Fire protection projects to continue

The Cranston, the Mendocino-complex, and the many other small and large fires throughout the state did not stop the Mountain Area Safety Taskforce from meeting last week.

Most of the local fire managers were able to attend the Sept. 12 session, at which much of the discussion was about future activities and not the past.

There was one big exception to this observation. In his first comment, Cal Fire Division Chief Bill Weiser praised all the agencies that participate and work within the MAST framework.

“During the Cranston Fire, all the MAST pre-plans actually worked. The folks in this room made it work,” he began. “We’ve worried about that fire [starting at Strawberry Creek and burning up the Hill], and we had it.

“This fire proved the work we’ve been doing and where it was done was really worth it. The West Ridge, South Ridge, and all the fuel reductions around the town proved this group did help the community,” he said with pride and sincerity.

U.S. Forest Service Division Chief Freddie Espinoza agreed with Weiser: “It was very successful; everybody worked together very well.”

“It touched 14 of 25 projects, fuelbreaks or fuel reduction, that I have worked on in the past 25 years,” noted Forest Service Battalion Chief Chris Fogle. “What a difference these fuel reductions have done, limiting the potential fire spread and threat to town.”

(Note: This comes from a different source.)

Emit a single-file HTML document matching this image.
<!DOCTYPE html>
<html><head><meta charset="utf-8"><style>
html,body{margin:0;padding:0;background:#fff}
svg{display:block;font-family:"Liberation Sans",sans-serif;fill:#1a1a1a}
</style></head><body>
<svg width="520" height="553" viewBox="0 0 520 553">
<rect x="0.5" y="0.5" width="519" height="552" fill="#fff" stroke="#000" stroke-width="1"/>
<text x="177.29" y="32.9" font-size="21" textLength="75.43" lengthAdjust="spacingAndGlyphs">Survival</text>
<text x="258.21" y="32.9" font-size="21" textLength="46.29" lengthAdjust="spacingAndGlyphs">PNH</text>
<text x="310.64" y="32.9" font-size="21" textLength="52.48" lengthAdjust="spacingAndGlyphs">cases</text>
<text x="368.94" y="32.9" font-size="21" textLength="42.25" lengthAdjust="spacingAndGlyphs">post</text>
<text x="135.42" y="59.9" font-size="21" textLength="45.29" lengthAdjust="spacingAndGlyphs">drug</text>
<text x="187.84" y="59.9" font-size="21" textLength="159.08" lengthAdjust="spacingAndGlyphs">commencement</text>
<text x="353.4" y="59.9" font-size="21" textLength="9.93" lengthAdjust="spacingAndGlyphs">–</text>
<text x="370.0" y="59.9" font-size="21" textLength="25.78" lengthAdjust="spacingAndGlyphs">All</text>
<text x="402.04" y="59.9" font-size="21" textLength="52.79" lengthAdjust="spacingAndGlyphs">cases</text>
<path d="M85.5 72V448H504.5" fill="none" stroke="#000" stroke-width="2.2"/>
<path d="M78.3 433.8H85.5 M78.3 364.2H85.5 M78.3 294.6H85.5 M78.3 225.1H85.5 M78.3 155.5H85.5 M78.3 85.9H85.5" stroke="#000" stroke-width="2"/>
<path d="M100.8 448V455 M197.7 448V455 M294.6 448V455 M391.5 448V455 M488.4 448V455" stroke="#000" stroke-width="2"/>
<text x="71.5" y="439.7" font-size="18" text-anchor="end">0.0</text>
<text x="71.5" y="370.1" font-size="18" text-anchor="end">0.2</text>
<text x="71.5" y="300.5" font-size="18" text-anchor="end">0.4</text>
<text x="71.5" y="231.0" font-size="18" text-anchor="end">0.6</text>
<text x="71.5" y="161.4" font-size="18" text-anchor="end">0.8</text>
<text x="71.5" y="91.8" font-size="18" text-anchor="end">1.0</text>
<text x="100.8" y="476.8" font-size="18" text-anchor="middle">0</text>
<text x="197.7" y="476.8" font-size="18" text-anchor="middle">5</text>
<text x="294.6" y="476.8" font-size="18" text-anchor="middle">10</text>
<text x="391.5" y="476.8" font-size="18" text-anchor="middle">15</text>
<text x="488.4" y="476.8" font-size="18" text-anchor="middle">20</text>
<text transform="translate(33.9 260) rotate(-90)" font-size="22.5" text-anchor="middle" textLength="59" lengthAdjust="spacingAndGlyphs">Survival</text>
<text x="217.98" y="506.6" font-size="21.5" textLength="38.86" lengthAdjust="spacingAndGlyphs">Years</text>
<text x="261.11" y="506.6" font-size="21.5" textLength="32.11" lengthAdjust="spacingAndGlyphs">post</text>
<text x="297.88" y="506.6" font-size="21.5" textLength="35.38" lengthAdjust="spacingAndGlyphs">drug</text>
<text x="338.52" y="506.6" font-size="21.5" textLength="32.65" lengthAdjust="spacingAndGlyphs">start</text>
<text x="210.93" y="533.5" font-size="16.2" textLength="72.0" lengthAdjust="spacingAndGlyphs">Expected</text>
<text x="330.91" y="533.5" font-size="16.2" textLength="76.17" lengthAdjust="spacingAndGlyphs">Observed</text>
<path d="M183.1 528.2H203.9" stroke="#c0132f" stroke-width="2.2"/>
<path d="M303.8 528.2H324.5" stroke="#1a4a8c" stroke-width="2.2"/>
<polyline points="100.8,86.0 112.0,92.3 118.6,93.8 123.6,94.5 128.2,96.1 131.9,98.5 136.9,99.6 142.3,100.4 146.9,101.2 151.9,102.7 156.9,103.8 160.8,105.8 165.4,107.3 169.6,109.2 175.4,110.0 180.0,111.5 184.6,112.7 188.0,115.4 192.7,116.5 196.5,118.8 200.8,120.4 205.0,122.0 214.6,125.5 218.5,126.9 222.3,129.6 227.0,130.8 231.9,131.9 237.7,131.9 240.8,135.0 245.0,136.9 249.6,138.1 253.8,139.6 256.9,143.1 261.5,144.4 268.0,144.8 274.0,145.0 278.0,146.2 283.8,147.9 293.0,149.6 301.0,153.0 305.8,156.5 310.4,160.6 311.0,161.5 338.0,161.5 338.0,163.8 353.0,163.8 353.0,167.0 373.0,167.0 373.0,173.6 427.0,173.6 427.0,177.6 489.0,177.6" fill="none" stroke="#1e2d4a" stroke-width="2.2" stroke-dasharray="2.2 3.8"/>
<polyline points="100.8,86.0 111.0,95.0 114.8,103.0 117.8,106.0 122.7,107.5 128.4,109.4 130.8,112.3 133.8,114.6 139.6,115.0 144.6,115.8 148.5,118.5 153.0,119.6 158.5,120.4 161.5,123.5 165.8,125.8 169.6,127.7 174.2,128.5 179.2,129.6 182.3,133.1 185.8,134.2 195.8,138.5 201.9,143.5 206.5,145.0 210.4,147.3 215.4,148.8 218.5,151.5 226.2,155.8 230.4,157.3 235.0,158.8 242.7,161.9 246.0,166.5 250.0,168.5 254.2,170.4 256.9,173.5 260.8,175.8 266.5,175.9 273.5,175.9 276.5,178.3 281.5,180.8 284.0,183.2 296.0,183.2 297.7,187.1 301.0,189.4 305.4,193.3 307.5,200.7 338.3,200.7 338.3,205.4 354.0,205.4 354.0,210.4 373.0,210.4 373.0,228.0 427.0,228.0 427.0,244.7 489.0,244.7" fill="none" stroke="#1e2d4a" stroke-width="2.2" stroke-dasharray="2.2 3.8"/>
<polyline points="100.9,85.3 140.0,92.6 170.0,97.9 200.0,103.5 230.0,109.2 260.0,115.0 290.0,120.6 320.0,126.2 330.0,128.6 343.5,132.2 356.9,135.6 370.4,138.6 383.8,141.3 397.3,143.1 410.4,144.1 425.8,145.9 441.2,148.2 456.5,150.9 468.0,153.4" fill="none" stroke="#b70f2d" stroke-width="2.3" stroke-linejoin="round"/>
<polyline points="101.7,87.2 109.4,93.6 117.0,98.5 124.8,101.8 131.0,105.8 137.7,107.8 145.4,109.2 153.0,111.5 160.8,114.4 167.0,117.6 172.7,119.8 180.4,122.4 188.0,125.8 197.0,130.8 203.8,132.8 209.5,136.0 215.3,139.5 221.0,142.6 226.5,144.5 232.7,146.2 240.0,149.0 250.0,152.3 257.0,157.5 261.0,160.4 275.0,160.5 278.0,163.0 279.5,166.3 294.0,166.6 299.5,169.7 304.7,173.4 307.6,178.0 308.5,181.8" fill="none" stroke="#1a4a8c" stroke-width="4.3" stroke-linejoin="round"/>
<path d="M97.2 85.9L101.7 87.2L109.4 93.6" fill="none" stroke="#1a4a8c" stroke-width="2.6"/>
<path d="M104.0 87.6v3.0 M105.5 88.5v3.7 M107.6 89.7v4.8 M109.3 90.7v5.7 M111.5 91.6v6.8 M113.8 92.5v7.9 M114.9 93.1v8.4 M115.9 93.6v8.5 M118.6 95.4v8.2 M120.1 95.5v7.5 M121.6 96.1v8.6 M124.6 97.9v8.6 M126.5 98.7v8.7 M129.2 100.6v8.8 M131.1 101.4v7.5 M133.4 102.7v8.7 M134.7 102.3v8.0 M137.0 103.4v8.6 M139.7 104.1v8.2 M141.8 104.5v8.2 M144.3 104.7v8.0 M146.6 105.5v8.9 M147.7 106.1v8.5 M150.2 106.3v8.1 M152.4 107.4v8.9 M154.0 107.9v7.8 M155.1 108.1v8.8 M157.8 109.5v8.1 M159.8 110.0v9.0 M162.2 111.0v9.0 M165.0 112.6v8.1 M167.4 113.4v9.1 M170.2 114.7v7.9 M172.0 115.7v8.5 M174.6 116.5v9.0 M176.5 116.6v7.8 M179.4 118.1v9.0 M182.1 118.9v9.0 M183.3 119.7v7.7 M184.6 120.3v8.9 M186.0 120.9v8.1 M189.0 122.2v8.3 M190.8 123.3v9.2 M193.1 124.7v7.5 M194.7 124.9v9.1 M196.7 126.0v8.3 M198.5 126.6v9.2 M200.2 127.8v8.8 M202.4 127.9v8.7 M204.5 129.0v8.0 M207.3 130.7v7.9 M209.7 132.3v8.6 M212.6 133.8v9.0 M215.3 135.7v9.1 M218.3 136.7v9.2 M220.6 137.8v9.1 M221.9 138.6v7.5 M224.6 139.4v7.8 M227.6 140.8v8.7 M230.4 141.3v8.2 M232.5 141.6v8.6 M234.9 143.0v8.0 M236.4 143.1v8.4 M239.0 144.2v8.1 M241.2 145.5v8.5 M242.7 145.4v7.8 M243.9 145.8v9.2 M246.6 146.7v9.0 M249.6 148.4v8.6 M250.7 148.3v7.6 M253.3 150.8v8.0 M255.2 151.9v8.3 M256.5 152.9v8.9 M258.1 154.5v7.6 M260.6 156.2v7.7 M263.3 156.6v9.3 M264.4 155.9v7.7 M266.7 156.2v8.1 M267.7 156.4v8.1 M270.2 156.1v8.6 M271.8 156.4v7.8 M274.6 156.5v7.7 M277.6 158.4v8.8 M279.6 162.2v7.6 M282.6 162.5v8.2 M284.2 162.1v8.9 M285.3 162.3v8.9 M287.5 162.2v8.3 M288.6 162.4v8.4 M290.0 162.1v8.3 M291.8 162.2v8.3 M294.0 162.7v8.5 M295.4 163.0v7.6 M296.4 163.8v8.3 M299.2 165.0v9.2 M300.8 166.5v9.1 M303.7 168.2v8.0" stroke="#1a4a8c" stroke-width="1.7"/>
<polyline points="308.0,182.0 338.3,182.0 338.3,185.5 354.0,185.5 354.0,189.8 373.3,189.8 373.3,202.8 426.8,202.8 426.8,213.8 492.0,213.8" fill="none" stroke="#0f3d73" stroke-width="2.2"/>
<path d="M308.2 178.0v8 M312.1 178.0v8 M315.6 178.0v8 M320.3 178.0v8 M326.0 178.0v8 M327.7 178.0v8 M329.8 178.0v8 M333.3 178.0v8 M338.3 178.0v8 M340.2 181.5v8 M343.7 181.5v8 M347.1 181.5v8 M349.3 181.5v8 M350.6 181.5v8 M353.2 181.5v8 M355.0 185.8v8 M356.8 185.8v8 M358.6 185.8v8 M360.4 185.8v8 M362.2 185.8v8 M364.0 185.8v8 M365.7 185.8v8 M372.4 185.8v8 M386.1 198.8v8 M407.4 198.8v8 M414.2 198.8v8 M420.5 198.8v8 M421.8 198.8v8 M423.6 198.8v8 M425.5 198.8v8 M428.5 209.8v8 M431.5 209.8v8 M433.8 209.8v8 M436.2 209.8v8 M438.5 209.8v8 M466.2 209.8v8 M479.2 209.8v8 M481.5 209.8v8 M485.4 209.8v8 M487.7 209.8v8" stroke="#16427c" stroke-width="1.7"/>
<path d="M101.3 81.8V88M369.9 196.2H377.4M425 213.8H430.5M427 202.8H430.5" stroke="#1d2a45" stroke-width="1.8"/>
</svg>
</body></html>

And Idyllwild Fire Chief Patrick Reitz added, “Thanks to everybody in this room. Most of the work started before I came was critical … Everybody in this room played an important part in the Cranston Fire and allowed us to have a home to come back to.”

Mountain Communities Fire Safe Council President Norm Walker, and former San Jacinto District fire chief, briefly discussed his experience last month at the Holy Fire in western Riverside and Orange counties.

“Several, not major, issues we take for granted here because of MAST, consumed time during that fire,” he said. “The coordination between law enforcement and fire is not as good as it is here because MAST meets here [on the Hill].”

Much of the rest of the meeting involved announcements about future projects or plans that would likely start this fall or winter.

MCFSC and Riverside County have been awarded grants to remove dead and dying trees from private property on the Hill, MCFSC Executive Director Edwina Scott shared.

Riverside County Fire Forester Division Chief Gregg Bratcher expects the efforts to deal with the goldspotted oak borer will regain momentum this fall. He encourages residents to call the GSOB hotline at 951-659-8328 to report any questionable oaks on the Hill. This would include oaks holding onto dead leaves rather than seeing the leaves fall to the ground.

When questioned as to whether Southern California Edison would fell the dead oaks threatening its power lines, the fire managers agreed SCE would. However, they encouraged residents to still contact the hotline for several reasons.

SCE might not handle the wood infested with GSOBs appropriately after the tree is down, and Cal Fire needs to continue to collect data on where the dead or dying trees are located in order to determine the path of the infestation.

Bratcher is developing a handout with the best management practices for handling the oak wood after a tree is felled.

Weiser stressed the need for residents and visitors to heed any warning of potential heavy rains and the possibility of flooding and fire debris blocking Highway 74, especially west to Hemet.

The Red Hill Vegetation Management Plan has been delayed, he stated. But Riverside County Fire Department will start developing plans for a fuelbreak in the Point of Rocks area and tie it into other fuelbreaks to the south of Pine Cove.

The Forest Service will spend time this fall re-evaluating its fire plan as a consequence of the Cranston Fire, Espinoza said. “Parts of the West Ridge Fuelbreak may no longer be need.” He expects other projects can resume in the winter after the staff re-assesses them.

However, he does plan to do more prescribed burning in the Thomas Mountain area. “Last year what we accomplished looks really good,” he added.

Planning for a new project, Administrative Defense Zones, has started. This will encompass areas around the stations, roads, recreation facilities and campgrounds.

Reitz did mention the IFPD Community Celebration to be Saturday, Sept. 29, and two weeks later, Oct. 13 will be the Fire Prevention Week Open House. Both events will be at the Idyllwild Fire Station.